MiCA en action : les bouleversements qui attendent le marché crypto
L’entrée en vigueur de MiCA promet de bouleverser en profondeur le paysage crypto européen. L’une des conséquences les plus notables pourrait être l’expulsion du stablecoin leader USDT (Tether) au profit de l’USDC. Cette perspective illustre la volonté des régulateurs européens de favoriser des actifs jugés plus « réglementairement corrects » et transparents.
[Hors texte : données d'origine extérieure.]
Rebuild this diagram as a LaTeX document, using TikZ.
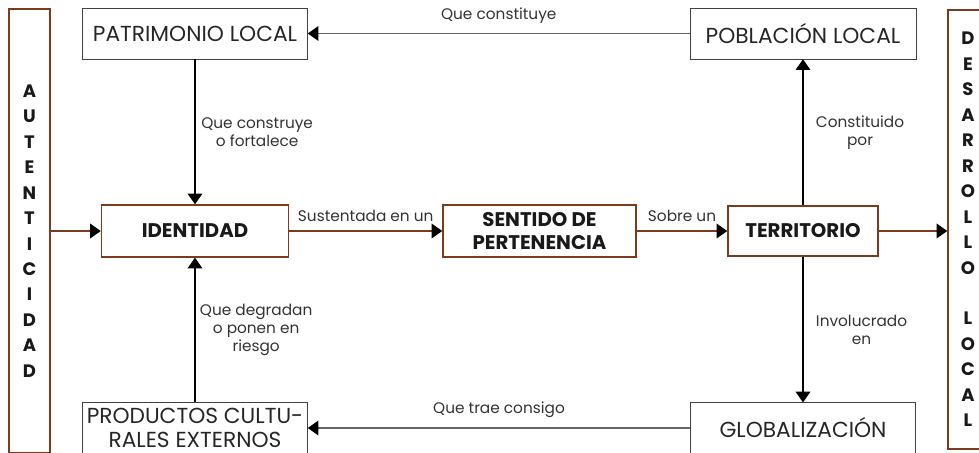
\documentclass[tikz,border=0pt]{standalone}
\usepackage{fontspec}
\setmainfont{Poppins}
\usepackage{xcolor}
\definecolor{cafecl}{RGB}{125, 58, 30}
\usepackage{tikz}
\usetikzlibrary{shapes,arrows, positioning, arrows.meta}

\begin{document}
\begin{tikzpicture}[x=0.75pt, y=-0.75pt,
    caja/.style={draw=black!75, rectangle, inner sep=0pt, text=black!85, align=center, font=\fontsize{16.3}{17.5}\selectfont},
    cajab/.style={caja, draw=cafecl, line width=1.1pt, text=black!90, font=\bfseries\fontsize{14.8}{17.5}\selectfont},
    columna/.style={draw=cafecl, line width=1.1pt, inner sep=0pt, align=center, text=black!90, font=\bfseries\fontsize{13.5}{19.1}\selectfont},
    etiq/.style={font=\fontsize{11.5}{13.5}\selectfont, text=black!80, align=center},
    punta/.style={-{Triangle[length=8pt, width=11pt, color=black]}},
    flecha/.style={punta, draw=black, line width=0.8pt},
    flechab/.style={punta, draw=cafecl, line width=1.1pt},
    flechag/.style={punta, draw=black!60, line width=1.1pt}]
    % Marco de la figura
    \useasboundingbox (0,0) rectangle (979,453);
    \clip (0,0) rectangle (979,453);
    % Columnas laterales
    \node[columna, minimum width=30.75pt, minimum height=333pt] (autent) at (29.5,231) {A\\U\\T\\E\\N\\T\\I\\C\\I\\D\\A\\D};
    \node[columna, minimum width=30pt, minimum height=329.25pt] (desarrollo) at (968,229.5) {D\\E\\S\\A\\R\\R\\O\\L\\L\\O\\[19.1pt]L\\O\\C\\A\\L};
    % Cajas de la fila superior
    \node[caja, minimum width=168.75pt, minimum height=38.25pt] (patrimonio) at (195,33.5) {PATRIMONIO LOCAL};
    \node[caja, minimum width=169.5pt, minimum height=38.25pt] (poblacion) at (803,33.5) {POBLACIÓN LOCAL};
    % Cajas centrales
    \node[cajab, minimum width=140.25pt, minimum height=39pt] (identidad) at (195,231) {IDENTIDAD};
    \node[cajab, minimum width=144.75pt, minimum height=39pt] (sentido) at (539.5,231) {SENTIDO DE\\PERTENENCIA};
    \node[cajab, minimum width=112.5pt, minimum height=37.5pt] (territorio) at (803,231) {TERRITORIO};
    % Cajas de la fila inferior
    \node[caja, minimum width=168.75pt, minimum height=38pt] (productos) at (195,428) {PRODUCTOS CULTU-\\RALES EXTERNOS};
    \node[caja, minimum width=168.75pt, minimum height=38pt] (global) at (803,428) {GLOBALIZACIÓN};
    % Flujo principal
    \draw[flechab] (autent.east |- identidad.west) -- (identidad.west);
    \draw[flechab] (identidad) -- node[etiq, above=3pt] {Sustentada en un} (sentido);
    \draw[flechab] (sentido) -- node[etiq, above=3pt] {Sobre un} (territorio);
    \draw[flechab] (territorio.east) -- (territorio.east -| desarrollo.west);
    % Relaciones horizontales
    \draw[flechag] (poblacion) -- node[etiq, above=4pt] {Que constituye} (patrimonio);
    \draw[flechag] (global) -- node[etiq, above=4pt] {Que trae consigo} (productos);
    % Relaciones verticales
    \draw[flecha] (patrimonio) -- node[etiq, right=1pt] {Que construye\\o fortalece} (identidad);
    \draw[flecha] (productos) -- node[etiq, right=0pt] {Que degradan\\o ponen en\\riesgo} (identidad);
    \draw[flecha] (territorio) -- node[etiq, right=6pt] {Constituido\\por} (poblacion);
    \draw[flecha] (territorio) -- node[etiq, right=6pt] {Involucrado\\en} (global);
\end{tikzpicture}
\end{document}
Ce changement potentiel dans l’écosystème des stablecoins n’est que la partie émergée de l’iceberg. MiCA ouvre également la voie à une ingérence accrue des autorités dans les activités crypto. Sous couvert de protection des investisseurs, les régulateurs pourraient s’arroger le droit d’intervenir régulièrement dans les opérations des plateformes et des prestataires de services.
Pour les sociétés enregistrées comme PSAN (Prestataires de Services sur Actifs Numériques), l’avenir s’annonce incertain. Si leurs activités se limitent à l’Union européenne, elles devront faire face à un cadre réglementaire drastiquement renforcé, potentiellement synonyme de coûts supplémentaires et de restrictions opérationnelles.
L’ESMA traque les cryptos : la fin des paradis offshore pour les investisseurs crypto ?
Face à la complexité du paysage crypto et à la mobilité des acteurs du secteur, l’European Securities and Markets Authority (ESMA) semble déterminée à colmater toutes les brèches potentielles de la réglementation MiCA. L’autorité a récemment émis une mise en garde cinglante à l’encontre des entreprises crypto ayant des activités en dehors de l’Union européenne.
Au cœur de cette offensive se trouve l’article 59 de MiCA, qui interdit purement et simplement aux entreprises de pays tiers de fournir des services sur crypto-actifs dans l’Union. Cependant, une subtilité du texte, connue sous le nom d' »exemption de sollicitation inversée« , permet à un client de l’UE de solliciter un service hors UE de sa propre initiative.
#ESMA address risks presented by global #crypto firms seeking authorisation ☂️ #MiCA for part of their activities (crypto brokerage)
— ESMA – EU Securities Markets Regulator 🇪🇺 (@ESMAComms) July 31, 2024
👇 while keeping a substantial part of their group activities (intra-group execution venues) outside 🇪🇺 regulatory scopehttps://t.co/duh7HHVs0A pic.twitter.com/8M53rwpkX9
C’est précisément cette exemption que l’ESMA cherche à encadrer strictement. L’autorité craint que certaines entreprises n’exploitent cette faille pour contourner les exigences de MiCA en canalisant systématiquement les flux d’ordres de l’UE vers des plateformes d’exécution non européennes.
« Bien que MiCA n’interdise pas aux prestataires de services sur actifs numériques d’acheminer, d’exécuter ou de couvrir des ordres sur des lieux d’exécution situés en dehors de l’UE, les autorités nationales compétentes sont chargées d’évaluer si cela constitue une sollicitation de clients de l’UE et une fourniture de services dans l’Union par des entités non autorisées, en violation de l’article 59″, précise l’ESMA dans sa mise en garde.
MiCA dans le brouillard : les flous qui persistent
Malgré l’ambition affichée de MiCA de clarifier le cadre réglementaire des crypto-actifs en Europe, de nombreuses zones d’ombre persistent. Ironiquement, même les plus hautes instances en charge de la réglementation semblent peiner à définir avec précision les contours de cette « cage européenne » appliquée au secteur des cryptomonnaies.
L’interprétation de l’exemption de sollicitation inversée, par exemple, soulève de nombreuses questions. Comment déterminer avec certitude qu’un client a agi de sa propre initiative exclusive ? Où tracer la ligne entre une information légitime et une sollicitation déguisée ? Ces interrogations laissent présager de futurs débats juridiques et réglementaires.
Par ailleurs, la mise en application imminente de MiCA, prévue dans quelques semaines seulement, soulève des inquiétudes quant à la préparation du secteur. Les entreprises crypto, déjà confrontées à un environnement réglementaire complexe, devront naviguer dans ces eaux troubles tout en s’efforçant de maintenir leur compétitivité.
Cette situation d’incertitude pourrait paradoxalement avoir des effets néfastes sur la protection des investisseurs, l’un des objectifs principaux de MiCA. En effet, face à un cadre réglementaire flou et potentiellement contraignant, certains acteurs pourraient être tentés de délocaliser leurs activités hors de l’UE, privant ainsi les investisseurs européens de services innovants et potentiellement plus sûrs.